# WORK REQUIRED:
Repeat only the lines from the one containing "Convert this chart to Plotly code." through the one containing "import plotly.graph_objects as go", exactly as written, both ends included.

# DATA SHOWN:
-- START --

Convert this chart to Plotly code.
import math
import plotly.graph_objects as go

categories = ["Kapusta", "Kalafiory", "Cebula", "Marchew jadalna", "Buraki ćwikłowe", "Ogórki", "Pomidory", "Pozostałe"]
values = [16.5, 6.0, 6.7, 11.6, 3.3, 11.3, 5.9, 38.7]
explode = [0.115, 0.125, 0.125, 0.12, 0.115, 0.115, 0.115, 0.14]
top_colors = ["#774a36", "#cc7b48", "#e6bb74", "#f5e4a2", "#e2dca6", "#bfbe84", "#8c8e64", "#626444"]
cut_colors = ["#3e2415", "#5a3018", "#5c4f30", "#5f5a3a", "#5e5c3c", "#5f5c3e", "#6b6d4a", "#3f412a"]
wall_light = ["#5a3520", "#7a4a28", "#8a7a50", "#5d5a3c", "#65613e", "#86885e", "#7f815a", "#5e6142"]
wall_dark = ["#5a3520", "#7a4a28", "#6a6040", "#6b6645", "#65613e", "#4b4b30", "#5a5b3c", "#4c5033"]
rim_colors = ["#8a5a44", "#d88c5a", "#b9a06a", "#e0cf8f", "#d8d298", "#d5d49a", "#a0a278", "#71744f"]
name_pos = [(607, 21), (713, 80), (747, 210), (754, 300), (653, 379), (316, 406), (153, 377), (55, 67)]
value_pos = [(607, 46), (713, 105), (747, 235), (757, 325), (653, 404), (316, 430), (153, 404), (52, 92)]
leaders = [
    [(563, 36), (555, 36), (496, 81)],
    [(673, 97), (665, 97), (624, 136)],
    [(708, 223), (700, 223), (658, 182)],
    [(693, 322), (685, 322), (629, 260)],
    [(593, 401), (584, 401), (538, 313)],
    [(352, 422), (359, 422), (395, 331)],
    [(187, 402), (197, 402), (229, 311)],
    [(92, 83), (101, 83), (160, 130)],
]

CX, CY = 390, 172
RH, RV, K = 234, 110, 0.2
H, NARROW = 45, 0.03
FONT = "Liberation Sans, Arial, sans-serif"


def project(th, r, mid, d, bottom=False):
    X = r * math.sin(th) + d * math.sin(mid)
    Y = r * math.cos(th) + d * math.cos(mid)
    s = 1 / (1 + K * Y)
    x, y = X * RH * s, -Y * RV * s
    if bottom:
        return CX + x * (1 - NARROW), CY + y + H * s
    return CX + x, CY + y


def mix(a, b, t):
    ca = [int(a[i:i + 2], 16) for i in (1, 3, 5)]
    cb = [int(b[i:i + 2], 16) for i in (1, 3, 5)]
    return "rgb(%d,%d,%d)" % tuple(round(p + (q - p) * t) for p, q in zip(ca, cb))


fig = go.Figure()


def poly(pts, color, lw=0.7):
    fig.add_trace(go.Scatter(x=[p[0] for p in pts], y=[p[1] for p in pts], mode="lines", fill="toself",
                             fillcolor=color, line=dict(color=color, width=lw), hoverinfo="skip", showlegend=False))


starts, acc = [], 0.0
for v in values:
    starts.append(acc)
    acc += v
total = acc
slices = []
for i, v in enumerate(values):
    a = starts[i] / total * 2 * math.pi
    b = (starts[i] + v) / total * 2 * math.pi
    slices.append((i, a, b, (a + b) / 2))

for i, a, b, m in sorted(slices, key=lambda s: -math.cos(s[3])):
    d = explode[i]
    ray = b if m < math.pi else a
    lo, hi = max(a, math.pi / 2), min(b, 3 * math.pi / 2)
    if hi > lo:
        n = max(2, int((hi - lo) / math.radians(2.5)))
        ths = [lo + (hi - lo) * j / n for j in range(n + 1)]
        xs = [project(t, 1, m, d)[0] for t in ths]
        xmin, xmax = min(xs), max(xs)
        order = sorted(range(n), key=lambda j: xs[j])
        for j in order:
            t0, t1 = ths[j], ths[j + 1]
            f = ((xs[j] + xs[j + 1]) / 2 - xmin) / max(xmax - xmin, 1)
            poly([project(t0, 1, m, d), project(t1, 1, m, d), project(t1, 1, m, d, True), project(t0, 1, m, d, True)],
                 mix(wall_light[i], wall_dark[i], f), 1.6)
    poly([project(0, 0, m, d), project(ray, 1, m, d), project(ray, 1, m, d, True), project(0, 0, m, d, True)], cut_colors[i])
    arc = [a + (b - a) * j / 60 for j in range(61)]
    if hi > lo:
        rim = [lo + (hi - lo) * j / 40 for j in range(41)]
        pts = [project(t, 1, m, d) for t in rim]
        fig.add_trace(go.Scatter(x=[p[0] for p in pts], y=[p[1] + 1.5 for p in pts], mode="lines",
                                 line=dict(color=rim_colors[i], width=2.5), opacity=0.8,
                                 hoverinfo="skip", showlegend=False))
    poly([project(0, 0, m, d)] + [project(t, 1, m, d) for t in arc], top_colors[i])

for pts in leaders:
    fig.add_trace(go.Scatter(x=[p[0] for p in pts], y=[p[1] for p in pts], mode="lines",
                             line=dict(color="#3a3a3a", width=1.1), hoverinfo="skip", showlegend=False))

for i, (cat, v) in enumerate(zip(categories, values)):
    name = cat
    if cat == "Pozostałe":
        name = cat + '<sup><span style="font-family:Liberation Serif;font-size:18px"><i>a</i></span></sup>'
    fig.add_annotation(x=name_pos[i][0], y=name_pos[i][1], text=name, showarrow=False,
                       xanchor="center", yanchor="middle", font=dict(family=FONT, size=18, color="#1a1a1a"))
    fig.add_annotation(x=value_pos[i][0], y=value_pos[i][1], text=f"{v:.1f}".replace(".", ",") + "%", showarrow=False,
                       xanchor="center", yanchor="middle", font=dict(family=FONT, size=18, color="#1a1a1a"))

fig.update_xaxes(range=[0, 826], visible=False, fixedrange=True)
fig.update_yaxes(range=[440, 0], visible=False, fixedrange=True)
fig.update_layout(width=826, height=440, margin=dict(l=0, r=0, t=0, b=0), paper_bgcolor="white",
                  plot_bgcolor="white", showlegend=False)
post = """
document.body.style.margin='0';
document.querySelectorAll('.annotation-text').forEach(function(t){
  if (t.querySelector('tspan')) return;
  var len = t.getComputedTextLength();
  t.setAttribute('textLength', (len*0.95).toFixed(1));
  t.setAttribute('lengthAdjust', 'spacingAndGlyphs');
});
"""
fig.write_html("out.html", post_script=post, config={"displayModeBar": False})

-- END --
-- START --

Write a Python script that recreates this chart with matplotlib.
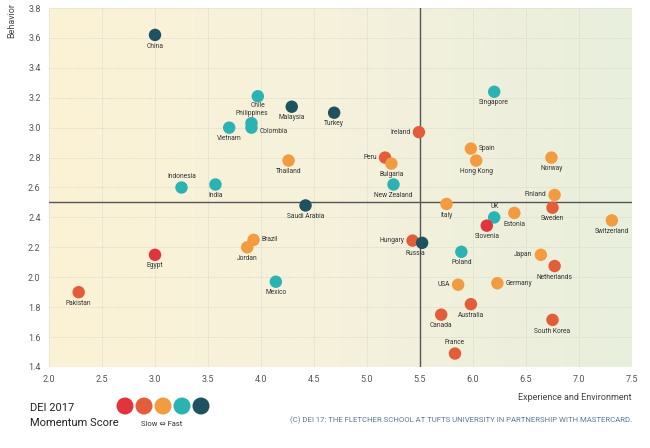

-- END --

# WRITTEN ANSWER:
Convert this chart to Plotly code.
import math
import plotly.graph_objects as go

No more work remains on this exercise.